REQUIRED WORK: Only the pictures are omitted; repeat all other data exactly.

PROVIDED MATERIAL:
__________

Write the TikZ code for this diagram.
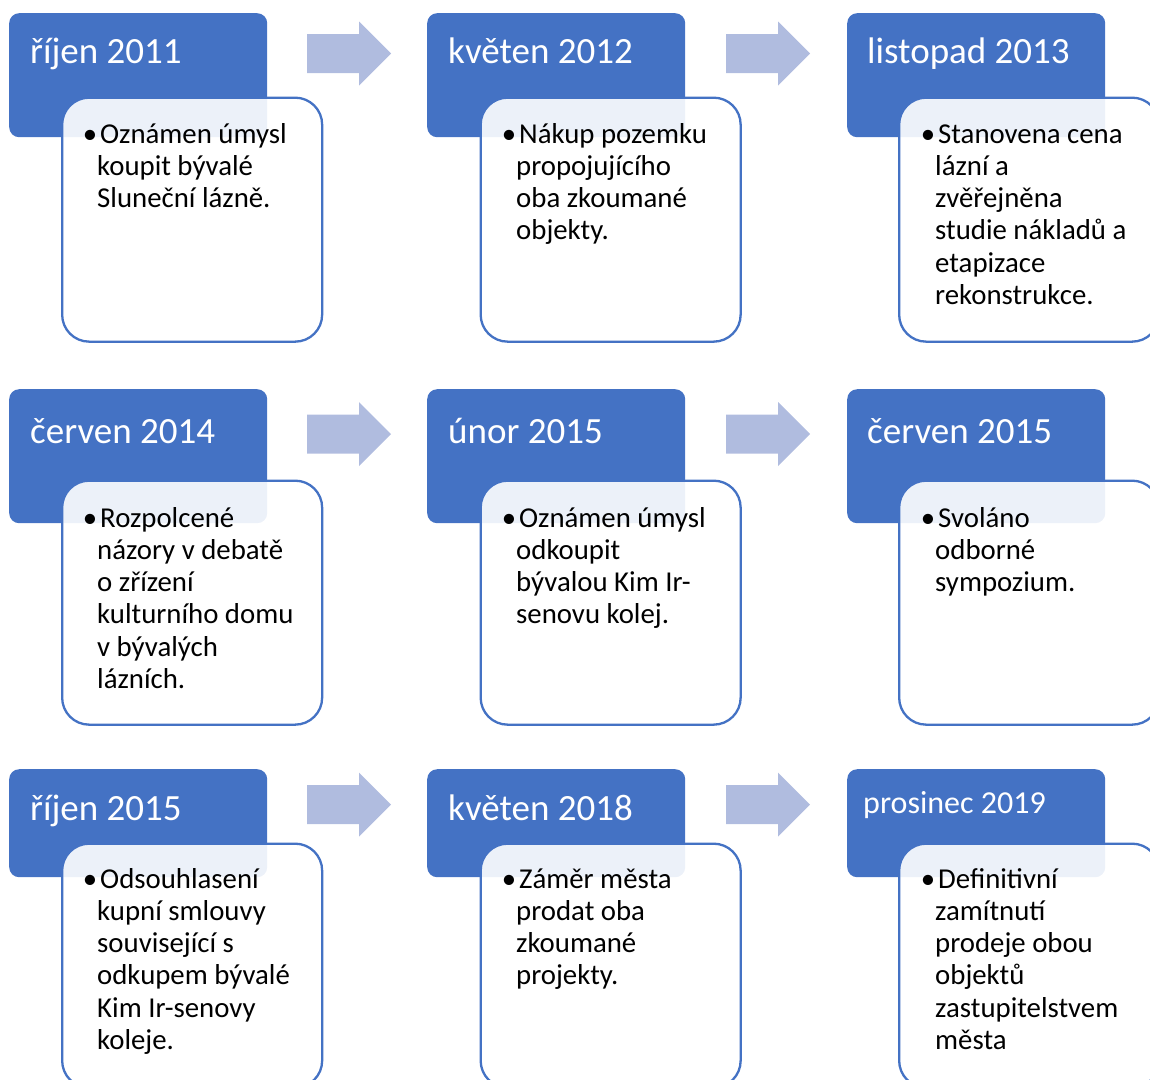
\documentclass[tikz,border=0pt]{standalone}
\usepackage{fontspec}
\setmainfont{Carlito}
\definecolor{hblue}{HTML}{4472C4}
\definecolor{ablue}{HTML}{B0BCDF}
\tikzset{
  hdr/.style={fill=hblue, rounded corners=10pt, inner sep=0pt, anchor=north west, minimum width=258pt},
  card/.style={draw=hblue, line width=2.3pt, fill=white, fill opacity=0.9, rounded corners=27pt, inner sep=0pt, anchor=north west, minimum width=260pt, minimum height=244pt},
  hdrtxt/.style={text=white, font=\fontsize{37}{44}\selectfont, anchor=base west, inner sep=0pt},
  hdrsmall/.style={text=white, font=\fontsize{32}{38}\selectfont, anchor=base west, inner sep=0pt},
  bodytxt/.style={text=black, anchor=base west, inner sep=0pt},
  blockarrow/.pic={\fill[ablue] (0,-19.5) -- (52,-19.5) -- (52,-32) -- (84,0) -- (52,32) -- (52,19.5) -- (0,19.5) -- cycle;}
}
\newcommand{\bodytext}[1]{\parbox[t]{240pt}{\fontsize{28.8}{32.3}\selectfont\raggedright\leavevmode\llap{•}\hspace{3pt}#1}}
\begin{document}
\begin{tikzpicture}[x=1pt,y=-1pt]
\useasboundingbox (0,0) rectangle (1150,1079);
\clip (0,0) rectangle (1150,1079);
% ---------- row 1 ----------
\node[hdr, minimum height=124pt] (h11) at (9,13) {};
\node[hdr, minimum height=124pt] (h12) at (427,13) {};
\node[hdr, minimum height=124pt] (h13) at (847,13) {};
\node[card] (c11) at (61,96.5) {};
\node[card] (c12) at (479.5,96.5) {};
\node[card] (c13) at (898,96.5) {};
\node[hdrtxt] (t11) at (30,63) {říjen 2011};
\node[hdrtxt] (t12) at (448,63) {květen 2012};
\node[hdrtxt] (t13) at (867,63) {listopad 2013};
\node[bodytxt] (b11) at (97,143) {\bodytext{Oznámen úmysl\\koupit bývalé\\Sluneční lázně.}};
\node[bodytxt] (b12) at (516,143) {\bodytext{Nákup pozemku\\propojujícího\\oba zkoumané\\objekty.}};
\node[bodytxt] (b13) at (935,143) {\bodytext{Stanovena cena\\lázní a\\zvěřejněna\\studie nákladů a\\etapizace\\rekonstrukce.}};
\pic at (307,53.5) {blockarrow};
\pic at (726,53.5) {blockarrow};
% ---------- row 2 ----------
\node[hdr, minimum height=134pt] (h21) at (9,389) {};
\node[hdr, minimum height=134pt] (h22) at (427,389) {};
\node[hdr, minimum height=134pt] (h23) at (847,389) {};
\node[card] (c21) at (61,479.5) {};
\node[card] (c22) at (479.5,479.5) {};
\node[card] (c23) at (898,479.5) {};
\node[hdrtxt] (t21) at (30,443) {červen 2014};
\node[hdrtxt] (t22) at (448,443) {únor 2015};
\node[hdrtxt] (t23) at (867,443) {červen 2015};
\node[bodytxt] (b21) at (97,527) {\bodytext{Rozpolcené\\názory v debatě\\o zřízení\\kulturního domu\\v bývalých\\lázních.}};
\node[bodytxt] (b22) at (516,527) {\bodytext{Oznámen úmysl\\odkoupit\\bývalou Kim Ir-\\senovu kolej.}};
\node[bodytxt] (b23) at (935,527) {\bodytext{Svoláno\\odborné\\sympozium.}};
\pic at (307,434) {blockarrow};
\pic at (726,434) {blockarrow};
% ---------- row 3 ----------
\node[hdr, minimum height=108pt] (h31) at (9,769) {};
\node[hdr, minimum height=108pt] (h32) at (427,769) {};
\node[hdr, minimum height=108pt] (h33) at (847,769) {};
\node[card] (c31) at (61,842.5) {};
\node[card] (c32) at (479.5,842.5) {};
\node[card] (c33) at (898,842.5) {};
\node[hdrtxt] (t31) at (30,820) {říjen 2015};
\node[hdrtxt] (t32) at (448,820) {květen 2018};
\node[hdrsmall] (t33) at (863,813) {prosinec 2019};
\node[bodytxt] (b31) at (97,888) {\bodytext{Odsouhlasení\\kupní smlouvy\\související s\\odkupem bývalé\\Kim Ir-senovy\\koleje.}};
\node[bodytxt] (b32) at (516,888) {\bodytext{Záměr města\\prodat oba\\zkoumané\\projekty.}};
\node[bodytxt] (b33) at (935,888) {\bodytext{Definitivní\\zamítnutí\\prodeje obou\\objektů\\zastupitelstvem\\města}};
\pic at (307,804.5) {blockarrow};
\pic at (726,804.5) {blockarrow};
\end{tikzpicture}
\end{document}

__________

THE REPLY:
Write the TikZ code for this diagram.
\documentclass[tikz,border=0pt]{standalone}
\usepackage{fontspec}
\setmainfont{Carlito}
\definecolor{hblue}{HTML}{4472C4}
\definecolor{ablue}{HTML}{B0BCDF}
\tikzset{
  hdr/.style={fill=hblue, rounded corners=10pt, inner sep=0pt, anchor=north west, minimum width=258pt},
  card/.style={draw=hblue, line width=2.3pt, fill=white, fill opacity=0.9, rounded corners=27pt, inner sep=0pt, anchor=north west, minimum width=260pt, minimum height=244pt},
  hdrtxt/.style={text=white, font=\fontsize{37}{44}\selectfont, anchor=base west, inner sep=0pt},
  hdrsmall/.style={text=white, font=\fontsize{32}{38}\selectfont, anchor=base west, inner sep=0pt},
  bodytxt/.style={text=black, anchor=base west, inner sep=0pt},
  blockarrow/.pic={\fill[ablue] (0,-19.5) -- (52,-19.5) -- (52,-32) -- (84,0) -- (52,32) -- (52,19.5) -- (0,19.5) -- cycle;}
}
\newcommand{\bodytext}[1]{\parbox[t]{240pt}{\fontsize{28.8}{32.3}\selectfont\raggedright\leavevmode\llap{•}\hspace{3pt}#1}}
\begin{document}
\begin{tikzpicture}[x=1pt,y=-1pt]
\useasboundingbox (0,0) rectangle (1150,1079);
\clip (0,0) rectangle (1150,1079);
% ---------- row 1 ----------
\node[hdr, minimum height=124pt] (h11) at (9,13) {};
\node[hdr, minimum height=124pt] (h12) at (427,13) {};
\node[hdr, minimum height=124pt] (h13) at (847,13) {};
\node[card] (c11) at (61,96.5) {};
\node[card] (c12) at (479.5,96.5) {};
\node[card] (c13) at (898,96.5) {};
\node[hdrtxt] (t11) at (30,63) {říjen 2011};
\node[hdrtxt] (t12) at (448,63) {květen 2012};
\node[hdrtxt] (t13) at (867,63) {listopad 2013};
\node[bodytxt] (b11) at (97,143) {\bodytext{Oznámen úmysl\\koupit bývalé\\Sluneční lázně.}};
\node[bodytxt] (b12) at (516,143) {\bodytext{Nákup pozemku\\propojujícího\\oba zkoumané\\objekty.}};
\node[bodytxt] (b13) at (935,143) {\bodytext{Stanovena cena\\lázní a\\zvěřejněna\\studie nákladů a\\etapizace\\rekonstrukce.}};
\pic at (307,53.5) {blockarrow};
\pic at (726,53.5) {blockarrow};
% ---------- row 2 ----------
\node[hdr, minimum height=134pt] (h21) at (9,389) {};
\node[hdr, minimum height=134pt] (h22) at (427,389) {};
\node[hdr, minimum height=134pt] (h23) at (847,389) {};
\node[card] (c21) at (61,479.5) {};
\node[card] (c22) at (479.5,479.5) {};
\node[card] (c23) at (898,479.5) {};
\node[hdrtxt] (t21) at (30,443) {červen 2014};
\node[hdrtxt] (t22) at (448,443) {únor 2015};
\node[hdrtxt] (t23) at (867,443) {červen 2015};
\node[bodytxt] (b21) at (97,527) {\bodytext{Rozpolcené\\názory v debatě\\o zřízení\\kulturního domu\\v bývalých\\lázních.}};
\node[bodytxt] (b22) at (516,527) {\bodytext{Oznámen úmysl\\odkoupit\\bývalou Kim Ir-\\senovu kolej.}};
\node[bodytxt] (b23) at (935,527) {\bodytext{Svoláno\\odborné\\sympozium.}};
\pic at (307,434) {blockarrow};
\pic at (726,434) {blockarrow};
% ---------- row 3 ----------
\node[hdr, minimum height=108pt] (h31) at (9,769) {};
\node[hdr, minimum height=108pt] (h32) at (427,769) {};
\node[hdr, minimum height=108pt] (h33) at (847,769) {};
\node[card] (c31) at (61,842.5) {};
\node[card] (c32) at (479.5,842.5) {};
\node[card] (c33) at (898,842.5) {};
\node[hdrtxt] (t31) at (30,820) {říjen 2015};
\node[hdrtxt] (t32) at (448,820) {květen 2018};
\node[hdrsmall] (t33) at (863,813) {prosinec 2019};
\node[bodytxt] (b31) at (97,888) {\bodytext{Odsouhlasení\\kupní smlouvy\\související s\\odkupem bývalé\\Kim Ir-senovy\\koleje.}};
\node[bodytxt] (b32) at (516,888) {\bodytext{Záměr města\\prodat oba\\zkoumané\\projekty.}};
\node[bodytxt] (b33) at (935,888) {\bodytext{Definitivní\\zamítnutí\\prodeje obou\\objektů\\zastupitelstvem\\města}};
\pic at (307,804.5) {blockarrow};
\pic at (726,804.5) {blockarrow};
\end{tikzpicture}
\end{document}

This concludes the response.